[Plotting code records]

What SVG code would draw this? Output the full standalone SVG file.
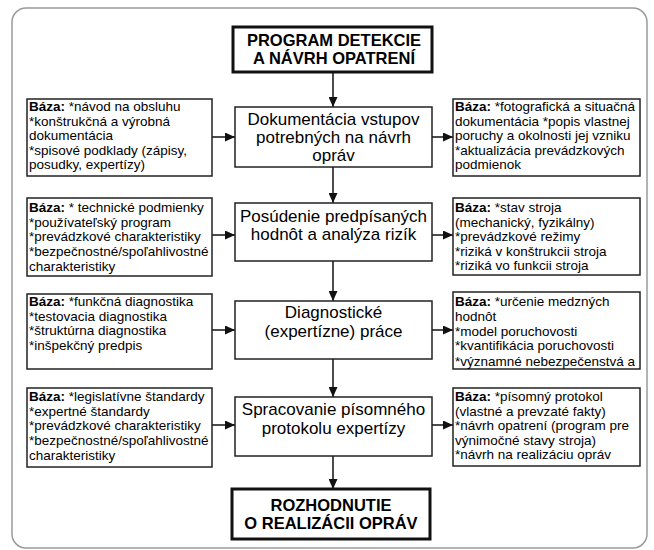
<svg xmlns="http://www.w3.org/2000/svg" width="654" height="550" viewBox="0 0 654 550">
<defs>
<marker id="ah" markerWidth="10" markerHeight="9" refX="10" refY="4.5" orient="auto" markerUnits="userSpaceOnUse">
<path d="M0,0 L10,4.5 L0,9 z" fill="#111"/>
</marker>
</defs>
<style>
.frame{fill:#fff;stroke:#9a9a9a;stroke-width:1.5}
.box{fill:#fff;stroke:#222;stroke-width:1.5}
.tbox{fill:#fff;stroke:#111;stroke-width:3}
.side{font-family:"Liberation Sans",Arial,sans-serif;font-size:13.5px;fill:#000}
.side .b{font-weight:bold}
.main{font-family:"Liberation Sans",Arial,sans-serif;font-size:17px;fill:#000;text-anchor:middle}
.ttl{font-family:"Liberation Sans",Arial,sans-serif;font-size:16.5px;font-weight:bold;fill:#000;text-anchor:middle}
.con{stroke:#111;stroke-width:1.5;fill:none;marker-end:url(#ah)}
</style>
<rect class="frame" x="12" y="8" width="635" height="540" rx="14"/>
<g id="connectors">
<line class="con" x1="333" y1="72" x2="333" y2="107"/>
<line class="con" x1="333" y1="167" x2="333" y2="203"/>
<line class="con" x1="333" y1="261" x2="333" y2="301"/>
<line class="con" x1="333" y1="359" x2="333" y2="397"/>
<line class="con" x1="333" y1="456" x2="333" y2="489"/>
<line class="con" x1="212" y1="137" x2="235" y2="137"/>
<line class="con" x1="212" y1="235" x2="235" y2="235"/>
<line class="con" x1="212" y1="330" x2="235" y2="330"/>
<line class="con" x1="212" y1="425" x2="235" y2="425"/>
<line class="con" x1="432" y1="137" x2="453" y2="137"/>
<line class="con" x1="432" y1="235" x2="453" y2="235"/>
<line class="con" x1="432" y1="330" x2="453" y2="330"/>
<line class="con" x1="432" y1="425" x2="453" y2="425"/>
</g>
<g id="title">
<rect class="tbox" x="233" y="27" width="199" height="45"/>
<text class="ttl" x="334" y="46">PROGRAM DETEKCIE</text>
<text class="ttl" x="334" y="64">A NÁVRH OPATRENÍ</text>
</g>
<g id="step1">
<rect class="box" x="235" y="107" width="197" height="60"/>
<text class="main" x="333.5" y="125">Dokumentácia vstupov</text>
<text class="main" x="333.5" y="143">potrebných na návrh</text>
<text class="main" x="333.5" y="161">opráv</text>
</g>
<g id="step2">
<rect class="box" x="235" y="203" width="197" height="58"/>
<text class="main" x="333.5" y="222">Posúdenie predpísaných</text>
<text class="main" x="333.5" y="240">hodnôt a analýza rizík</text>
</g>
<g id="step3">
<rect class="box" x="235" y="301" width="197" height="58"/>
<text class="main" x="333.5" y="318">Diagnostické</text>
<text class="main" x="333.5" y="337">(expertízne) práce</text>
</g>
<g id="step4">
<rect class="box" x="235" y="397" width="197" height="59"/>
<text class="main" x="333.5" y="415">Spracovanie písomného</text>
<text class="main" x="333.5" y="434">protokolu expertízy</text>
</g>
<g id="result">
<rect class="tbox" x="232" y="489" width="198" height="50"/>
<text class="ttl" x="331" y="511">ROZHODNUTIE</text>
<text class="ttl" x="331" y="529">O REALIZÁCII OPRÁV</text>
</g>
<g id="left1">
<rect class="box" x="27" y="99" width="185" height="77"/>
<text class="side" x="29" y="111"><tspan class="b">Báza:</tspan> *návod na obsluhu</text>
<text class="side" x="29" y="125.5">*konštrukčná a výrobná</text>
<text class="side" x="29" y="140">dokumentácia</text>
<text class="side" x="29" y="154.5">*spisové podklady (zápisy,</text>
<text class="side" x="29" y="169">posudky, expertízy)</text>
</g>
<g id="left2">
<rect class="box" x="27" y="198" width="185" height="78"/>
<text class="side" x="29" y="212">
<tspan class="b">Báza:</tspan> * technické podmienky</text>
<text class="side" x="29" y="226.5">*používateľský program</text>
<text class="side" x="29" y="241">*prevádzkové charakteristiky</text>
<text class="side" x="29" y="255.5">*bezpečnostné/spoľahlivostné</text>
<text class="side" x="29" y="270.5">charakteristiky</text>
</g>
<g id="left3">
<rect class="box" x="27" y="294" width="185" height="75"/>
<text class="side" x="29" y="306"><tspan class="b">Báza:</tspan> *funkčná diagnostika</text>
<text class="side" x="29" y="320.5">*testovacia diagnostika</text>
<text class="side" x="29" y="335">*štruktúrna diagnostika</text>
<text class="side" x="29" y="349.5">*inšpekčný predpis</text>
</g>
<g id="left4">
<rect class="box" x="27" y="388" width="185" height="79"/>
<text class="side" x="29" y="401"><tspan class="b">Báza:</tspan> *legislatívne štandardy</text>
<text class="side" x="29" y="415.5">*expertné štandardy</text>
<text class="side" x="29" y="430">*prevádzkové charakteristiky</text>
<text class="side" x="29" y="444.5">*bezpečnostné/spoľahlivostné</text>
<text class="side" x="29" y="459.5">charakteristiky</text>
</g>
<g id="right1">
<rect class="box" x="453" y="99" width="187" height="77"/>
<text class="side" x="455" y="111"><tspan class="b">Báza:</tspan> *fotografická a situačná</text>
<text class="side" x="455" y="125.5">dokumentácia *popis vlastnej</text>
<text class="side" x="455" y="140">poruchy a okolnosti jej vzniku</text>
<text class="side" x="455" y="154.5">*aktualizácia prevádzkových</text>
<text class="side" x="455" y="169">podmienok</text>
</g>
<g id="right2">
<rect class="box" x="453" y="198" width="187" height="77"/>
<text class="side" x="455" y="212"><tspan class="b">Báza:</tspan> *stav stroja</text>
<text class="side" x="455" y="226.5">(mechanický, fyzikálny)</text>
<text class="side" x="455" y="241">*prevádzkové režimy</text>
<text class="side" x="455" y="255.5">*riziká v konštrukcii stroja</text>
<text class="side" x="455" y="270">*riziká vo funkcii stroja</text>
</g>
<g id="right3">
<rect class="box" x="453" y="292" width="187" height="77"/>
<text class="side" x="455" y="306"><tspan class="b">Báza:</tspan> *určenie medzných</text>
<text class="side" x="455" y="320.8">hodnôt</text>
<text class="side" x="455" y="335.6">*model poruchovosti</text>
<text class="side" x="455" y="350.4">*kvantifikácia poruchovosti</text>
<text class="side" x="455" y="366">*významné nebezpečenstvá a</text>
</g>
<g id="right4">
<rect class="box" x="453" y="388" width="187" height="78"/>
<text class="side" x="455" y="401"><tspan class="b">Báza:</tspan> *písomný protokol</text>
<text class="side" x="455" y="415.5">(vlastné a prevzaté fakty)</text>
<text class="side" x="455" y="430">*návrh opatrení (program pre</text>
<text class="side" x="455" y="444.5">výnimočné stavy stroja)</text>
<text class="side" x="455" y="459">*návrh na realizáciu opráv</text>
</g>
</svg>
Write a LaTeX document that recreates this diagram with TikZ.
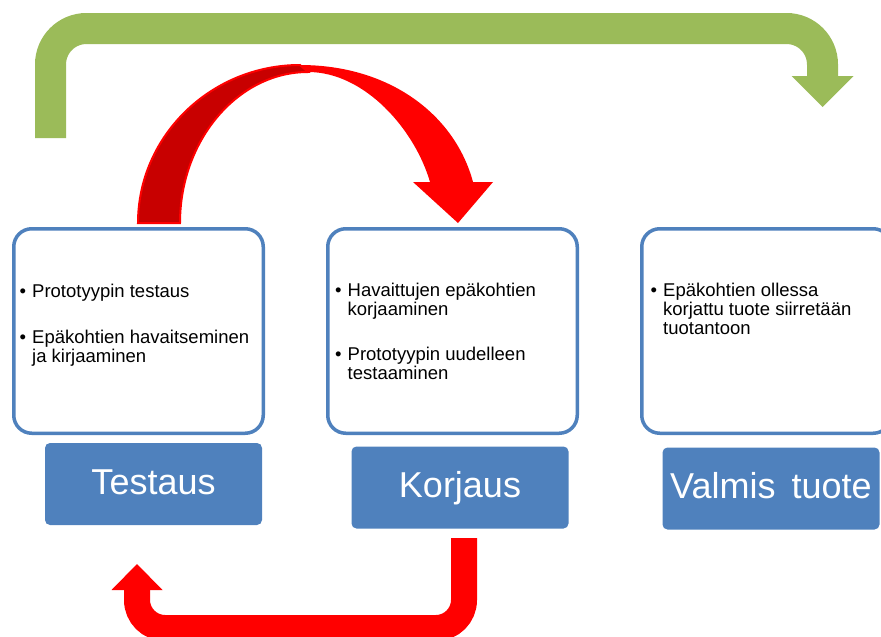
\documentclass[tikz,border=0pt]{standalone}
\usepackage{fontspec}
\setmainfont{Liberation Sans}
\usetikzlibrary{arrows.meta}
\definecolor{officeblue}{HTML}{4F81BD}
\definecolor{officegreen}{HTML}{9BBB59}
\definecolor{backred}{HTML}{C80000}

\begin{document}
\begin{tikzpicture}[x=1pt, y=-1pt,
    vaihe/.style={draw=officeblue, line width=3.5pt, fill=white, rounded corners=18pt,
        minimum width=249.5pt, minimum height=204.5pt},
    otsikko/.style={fill=officeblue, rounded corners=5pt, inner sep=0pt,
        minimum width=217pt, minimum height=82pt, text=white,
        font=\fontsize{36}{40}\selectfont, text height=28pt, text depth=8pt},
    kohdat/.style={anchor=north west, inner sep=0pt, font=\fontsize{18.5}{19}\selectfont},
    vihrea/.style={draw=officegreen, line width=31pt, rounded corners=36pt,
        -{Triangle[length=31pt, width=62pt, line width=0pt]}},
    punainen/.style={draw=red, line width=26pt, rounded corners=28pt,
        -{Triangle[length=26pt, width=51pt, line width=0pt]}}]

        \useasboundingbox (0,0) rectangle (881,637);
        \clip (0,0) rectangle (881,637);

        % Laatikko TESTAUS
        \node[vaihe] (testbox) at (138.5, 331) {};
        \node[kohdat] (testlist) at (19.5, 283.7) {
            \begin{tabular}{@{}l@{\hspace{6pt}}l@{}}
            \textbullet & Prototyypin testaus \\[27pt]
            \textbullet & Epäkohtien havaitseminen \\
                        & ja kirjaaminen
            \end{tabular}
        };
        \node[otsikko] (testaus) at (153.5, 484) {Testaus};

        % Laatikko KORJAUS
        \node[vaihe] (korbox) at (452.5, 331) {};
        \node[kohdat] (korlist) at (335, 282.7) {
            \begin{tabular}{@{}l@{\hspace{6pt}}l@{}}
            \textbullet & Havaittujen epäkohtien \\
                        & korjaaminen \\[26pt]
            \textbullet & Prototyypin uudelleen \\
                        & testaaminen
            \end{tabular}
        };
        \node[otsikko] (korjaus) at (460, 487.5) {Korjaus};

        % Laatikko VALMIS TUOTE (leikkautuu oikeasta reunasta)
        \node[vaihe] (valbox) at (766.5, 331) {};
        \node[kohdat] (vallist) at (650.5, 282.7) {
            \begin{tabular}{@{}l@{\hspace{6pt}}l@{}}
            \textbullet & Epäkohtien ollessa \\
                        & korjattu tuote siirretään \\
                        & tuotantoon
            \end{tabular}
        };
        \node[otsikko] (valmis) at (771, 488.5) {Valmis\hspace{0.45em}tuote};

        % ========================================================
        % NUOLET
        % ========================================================

        % TESTAUS -> VALMIS TUOTE (vihreä nuoli ylhäällä)
        \coordinate (g-alku) at (50.5, 138);
        \coordinate (g-kulma) at (822.5, 28.5);
        \coordinate (g-loppu) at (822.5, 107);
        \draw[vihrea] (g-alku) |- (g-kulma) -- (g-loppu);

        % TESTAUS -> KORJAUS (kaareva nuoli, takapinta tummempi)
        \filldraw[fill=backred, draw=red, line width=2pt]
            (138,223) .. controls (138,136) and (211,65) .. (300,65)
            -- (308,72) .. controls (238,72) and (180,140) .. (180,223) -- cycle;
        \fill[red]
            (300,65) .. controls (390,65) and (455,115) .. (473,182)
            -- (493,182) -- (458,223) -- (413,182) -- (430,182)
            .. controls (415,130) and (365,72) .. (308,72) -- cycle;

        % KORJAUS -> TESTAUS (alhaalla takaisin)
        \coordinate (p-alku) at (464, 538);
        \coordinate (p-kulma) at (137, 628);
        \coordinate (p-loppu) at (137, 564);
        \draw[punainen] (p-alku) |- (p-kulma) -- (p-loppu);

\end{tikzpicture}
\end{document}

_Requirements_. Select the lines in this material that hold the word "draw", leaving none out.

_Response for this exercise_.
What SVG code would draw this? Output the full standalone SVG file.
    vaihe/.style={draw=officeblue, line width=3.5pt, fill=white, rounded corners=18pt,
    vihrea/.style={draw=officegreen, line width=31pt, rounded corners=36pt,
    punainen/.style={draw=red, line width=26pt, rounded corners=28pt,
        \draw[vihrea] (g-alku) |- (g-kulma) -- (g-loppu);
        \filldraw[fill=backred, draw=red, line width=2pt]
        \draw[punainen] (p-alku) |- (p-kulma) -- (p-loppu);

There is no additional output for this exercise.